--- Begin ---

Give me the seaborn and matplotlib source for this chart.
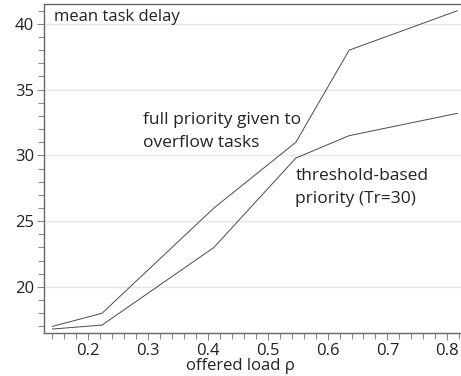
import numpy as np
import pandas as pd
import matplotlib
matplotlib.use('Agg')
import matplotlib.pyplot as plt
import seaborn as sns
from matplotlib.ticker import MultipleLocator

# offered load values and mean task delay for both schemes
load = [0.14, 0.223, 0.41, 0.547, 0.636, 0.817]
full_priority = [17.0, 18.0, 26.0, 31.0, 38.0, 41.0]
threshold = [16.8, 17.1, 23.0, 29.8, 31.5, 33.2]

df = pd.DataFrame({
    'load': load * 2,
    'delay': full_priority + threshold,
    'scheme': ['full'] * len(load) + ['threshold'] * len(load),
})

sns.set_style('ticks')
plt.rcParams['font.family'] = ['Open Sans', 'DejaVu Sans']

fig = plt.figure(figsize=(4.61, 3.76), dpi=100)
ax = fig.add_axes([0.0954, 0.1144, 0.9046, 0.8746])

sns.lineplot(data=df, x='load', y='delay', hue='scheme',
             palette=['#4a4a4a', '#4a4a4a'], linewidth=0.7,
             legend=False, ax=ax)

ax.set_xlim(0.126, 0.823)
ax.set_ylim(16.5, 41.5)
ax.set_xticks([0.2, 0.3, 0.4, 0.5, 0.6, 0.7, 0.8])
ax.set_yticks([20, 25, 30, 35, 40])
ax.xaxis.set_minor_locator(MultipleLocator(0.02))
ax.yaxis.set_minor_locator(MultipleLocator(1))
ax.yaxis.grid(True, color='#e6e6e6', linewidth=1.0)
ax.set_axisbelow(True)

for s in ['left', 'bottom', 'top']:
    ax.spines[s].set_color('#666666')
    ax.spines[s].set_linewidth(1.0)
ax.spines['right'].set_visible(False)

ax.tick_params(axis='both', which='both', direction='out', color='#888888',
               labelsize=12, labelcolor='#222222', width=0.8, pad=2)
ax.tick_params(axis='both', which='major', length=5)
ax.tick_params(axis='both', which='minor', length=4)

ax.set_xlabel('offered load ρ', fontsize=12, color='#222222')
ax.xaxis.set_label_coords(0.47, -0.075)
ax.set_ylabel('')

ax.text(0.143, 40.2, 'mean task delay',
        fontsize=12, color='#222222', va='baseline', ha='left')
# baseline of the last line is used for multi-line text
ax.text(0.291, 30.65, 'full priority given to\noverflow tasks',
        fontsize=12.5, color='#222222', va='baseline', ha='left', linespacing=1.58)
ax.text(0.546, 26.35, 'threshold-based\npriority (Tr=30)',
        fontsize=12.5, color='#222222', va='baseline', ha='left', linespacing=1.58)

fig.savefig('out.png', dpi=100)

--- End ---

- _GIVEN EXERCISE_: Leave out the pictures and print every line of the data exactly.

- _RESULT FOR THIS TASK_:
Give me the seaborn and matplotlib source for this chart.
import numpy as np
import pandas as pd
import matplotlib
matplotlib.use('Agg')
import matplotlib.pyplot as plt
import seaborn as sns
from matplotlib.ticker import MultipleLocator

# offered load values and mean task delay for both schemes
load = [0.14, 0.223, 0.41, 0.547, 0.636, 0.817]
full_priority = [17.0, 18.0, 26.0, 31.0, 38.0, 41.0]
threshold = [16.8, 17.1, 23.0, 29.8, 31.5, 33.2]

df = pd.DataFrame({
    'load': load * 2,
    'delay': full_priority + threshold,
    'scheme': ['full'] * len(load) + ['threshold'] * len(load),
})

sns.set_style('ticks')
plt.rcParams['font.family'] = ['Open Sans', 'DejaVu Sans']

fig = plt.figure(figsize=(4.61, 3.76), dpi=100)
ax = fig.add_axes([0.0954, 0.1144, 0.9046, 0.8746])

sns.lineplot(data=df, x='load', y='delay', hue='scheme',
             palette=['#4a4a4a', '#4a4a4a'], linewidth=0.7,
             legend=False, ax=ax)

ax.set_xlim(0.126, 0.823)
ax.set_ylim(16.5, 41.5)
ax.set_xticks([0.2, 0.3, 0.4, 0.5, 0.6, 0.7, 0.8])
ax.set_yticks([20, 25, 30, 35, 40])
ax.xaxis.set_minor_locator(MultipleLocator(0.02))
ax.yaxis.set_minor_locator(MultipleLocator(1))
ax.yaxis.grid(True, color='#e6e6e6', linewidth=1.0)
ax.set_axisbelow(True)

for s in ['left', 'bottom', 'top']:
    ax.spines[s].set_color('#666666')
    ax.spines[s].set_linewidth(1.0)
ax.spines['right'].set_visible(False)

ax.tick_params(axis='both', which='both', direction='out', color='#888888',
               labelsize=12, labelcolor='#222222', width=0.8, pad=2)
ax.tick_params(axis='both', which='major', length=5)
ax.tick_params(axis='both', which='minor', length=4)

ax.set_xlabel('offered load ρ', fontsize=12, color='#222222')
ax.xaxis.set_label_coords(0.47, -0.075)
ax.set_ylabel('')

ax.text(0.143, 40.2, 'mean task delay',
        fontsize=12, color='#222222', va='baseline', ha='left')
# baseline of the last line is used for multi-line text
ax.text(0.291, 30.65, 'full priority given to\noverflow tasks',
        fontsize=12.5, color='#222222', va='baseline', ha='left', linespacing=1.58)
ax.text(0.546, 26.35, 'threshold-based\npriority (Tr=30)',
        fontsize=12.5, color='#222222', va='baseline', ha='left', linespacing=1.58)

fig.savefig('out.png', dpi=100)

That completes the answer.